== Aim of the task ==
Restate the material word for word and leave out anything that is a picture.
Start of Stored data
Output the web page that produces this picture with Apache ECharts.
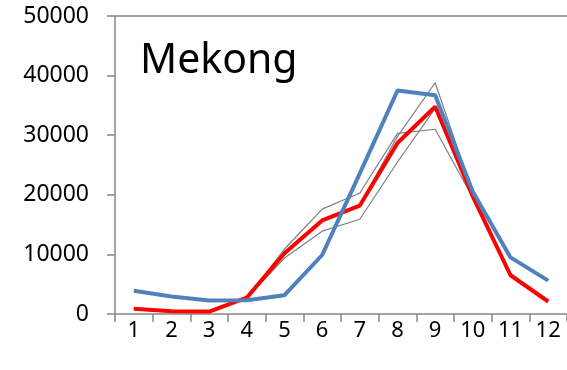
<!DOCTYPE html>
<html>
<head>
<meta charset="utf-8">
<script src="https://cdn.jsdelivr.net/npm/echarts@6/dist/echarts.min.js"></script>
<style>
html,body{margin:0;padding:0;background:#fff;}
#chart{width:567px;height:370px;}
</style>
</head>
<body>
<div id="chart"></div>
<script>
const months = ['1','2','3','4','5','6','7','8','9','10','11','12'];
const yTicks = [0, 10000, 20000, 30000, 40000, 50000];
const blueSeries = [3900, 2950, 2250, 2300, 3150, 9900, 23600, 37500, 36700, 20500, 9500, 5600];
const redSeries = [900, 450, 400, 2750, 10200, 15700, 18200, 28700, 34800, 19700, 6500, 2100];
const grayA = [900, 450, 400, 2700, 10900, 17600, 20300, 30300, 31000, 19500, 6800, 2200];
const grayB = [950, 500, 450, 2800, 10300, 15600, 18300, 29800, 38800, 20300, 6600, 2100];
const grayC = [850, 400, 350, 2650, 9400, 13900, 15900, 25500, 34500, 19800, 6400, 2000];
const titleText = 'Mekong';

const axisColor = '#868686';
const font = '"Noto Sans", "Open Sans", sans-serif';

function grayLine(data) {
  return { type: 'line', data: data, symbol: 'none', z: 2,
    lineStyle: { color: '#7f7f7f', width: 1.2 } };
}

const chart = echarts.init(document.getElementById('chart'), null, { renderer: 'canvas' });
chart.setOption({
  animation: false,
  backgroundColor: '#ffffff',
  title: {
    text: titleText, left: 135, top: 36,
    textStyle: { fontFamily: font, fontSize: 41, fontWeight: 'normal', color: '#000' }
  },
  grid: { left: 115, right: -3, top: 16, bottom: 56, containLabel: false },
  xAxis: [{
    type: 'category', data: months, boundaryGap: true,
    axisLine: { lineStyle: { color: axisColor, width: 1.5 } },
    axisTick: { show: true, inside: false, length: 8, alignWithLabel: false, lineStyle: { color: axisColor, width: 1.5 } },
    axisLabel: { color: '#000', fontFamily: font, fontSize: 22, margin: 6 },
    splitLine: { show: false }
  }, {
    type: 'category', data: months, position: 'top',
    axisLine: { show: true, onZero: false, lineStyle: { color: axisColor, width: 1.5 } },
    axisTick: { show: false }, axisLabel: { show: false }, splitLine: { show: false }
  }],
  yAxis: {
    type: 'value', min: yTicks[0], max: yTicks[yTicks.length - 1], interval: yTicks[1] - yTicks[0],
    axisLine: { show: true, lineStyle: { color: axisColor, width: 1.5 } },
    axisTick: { show: true, inside: false, length: 8, lineStyle: { color: axisColor, width: 1.5 } },
    axisLabel: { color: '#000', fontFamily: font, fontSize: 23, margin: 26,
      formatter: function (v) { return String(v); } },
    splitLine: { show: false }
  },
  series: [
    grayLine(grayA),
    grayLine(grayB),
    grayLine(grayC),
    { type: 'line', data: redSeries, symbol: 'none', z: 3,
      lineStyle: { color: '#ff0000', width: 4 } },
    { type: 'line', data: blueSeries, symbol: 'none', z: 4,
      lineStyle: { color: '#4f81bd', width: 4 } }
  ]
});
</script>
</body>
</html>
End of Stored data
== Answer in full ==
Output the web page that produces this picture with Apache ECharts.
<!DOCTYPE html>
<html>
<head>
<meta charset="utf-8">
<script src="https://cdn.jsdelivr.net/npm/echarts@6/dist/echarts.min.js"></script>
<style>
html,body{margin:0;padding:0;background:#fff;}
#chart{width:567px;height:370px;}
</style>
</head>
<body>
<div id="chart"></div>
<script>
const months = ['1','2','3','4','5','6','7','8','9','10','11','12'];
const yTicks = [0, 10000, 20000, 30000, 40000, 50000];
const blueSeries = [3900, 2950, 2250, 2300, 3150, 9900, 23600, 37500, 36700, 20500, 9500, 5600];
const redSeries = [900, 450, 400, 2750, 10200, 15700, 18200, 28700, 34800, 19700, 6500, 2100];
const grayA = [900, 450, 400, 2700, 10900, 17600, 20300, 30300, 31000, 19500, 6800, 2200];
const grayB = [950, 500, 450, 2800, 10300, 15600, 18300, 29800, 38800, 20300, 6600, 2100];
const grayC = [850, 400, 350, 2650, 9400, 13900, 15900, 25500, 34500, 19800, 6400, 2000];
const titleText = 'Mekong';

const axisColor = '#868686';
const font = '"Noto Sans", "Open Sans", sans-serif';

function grayLine(data) {
  return { type: 'line', data: data, symbol: 'none', z: 2,
    lineStyle: { color: '#7f7f7f', width: 1.2 } };
}

const chart = echarts.init(document.getElementById('chart'), null, { renderer: 'canvas' });
chart.setOption({
  animation: false,
  backgroundColor: '#ffffff',
  title: {
    text: titleText, left: 135, top: 36,
    textStyle: { fontFamily: font, fontSize: 41, fontWeight: 'normal', color: '#000' }
  },
  grid: { left: 115, right: -3, top: 16, bottom: 56, containLabel: false },
  xAxis: [{
    type: 'category', data: months, boundaryGap: true,
    axisLine: { lineStyle: { color: axisColor, width: 1.5 } },
    axisTick: { show: true, inside: false, length: 8, alignWithLabel: false, lineStyle: { color: axisColor, width: 1.5 } },
    axisLabel: { color: '#000', fontFamily: font, fontSize: 22, margin: 6 },
    splitLine: { show: false }
  }, {
    type: 'category', data: months, position: 'top',
    axisLine: { show: true, onZero: false, lineStyle: { color: axisColor, width: 1.5 } },
    axisTick: { show: false }, axisLabel: { show: false }, splitLine: { show: false }
  }],
  yAxis: {
    type: 'value', min: yTicks[0], max: yTicks[yTicks.length - 1], interval: yTicks[1] - yTicks[0],
    axisLine: { show: true, lineStyle: { color: axisColor, width: 1.5 } },
    axisTick: { show: true, inside: false, length: 8, lineStyle: { color: axisColor, width: 1.5 } },
    axisLabel: { color: '#000', fontFamily: font, fontSize: 23, margin: 26,
      formatter: function (v) { return String(v); } },
    splitLine: { show: false }
  },
  series: [
    grayLine(grayA),
    grayLine(grayB),
    grayLine(grayC),
    { type: 'line', data: redSeries, symbol: 'none', z: 3,
      lineStyle: { color: '#ff0000', width: 4 } },
    { type: 'line', data: blueSeries, symbol: 'none', z: 4,
      lineStyle: { color: '#4f81bd', width: 4 } }
  ]
});
</script>
</body>
</html>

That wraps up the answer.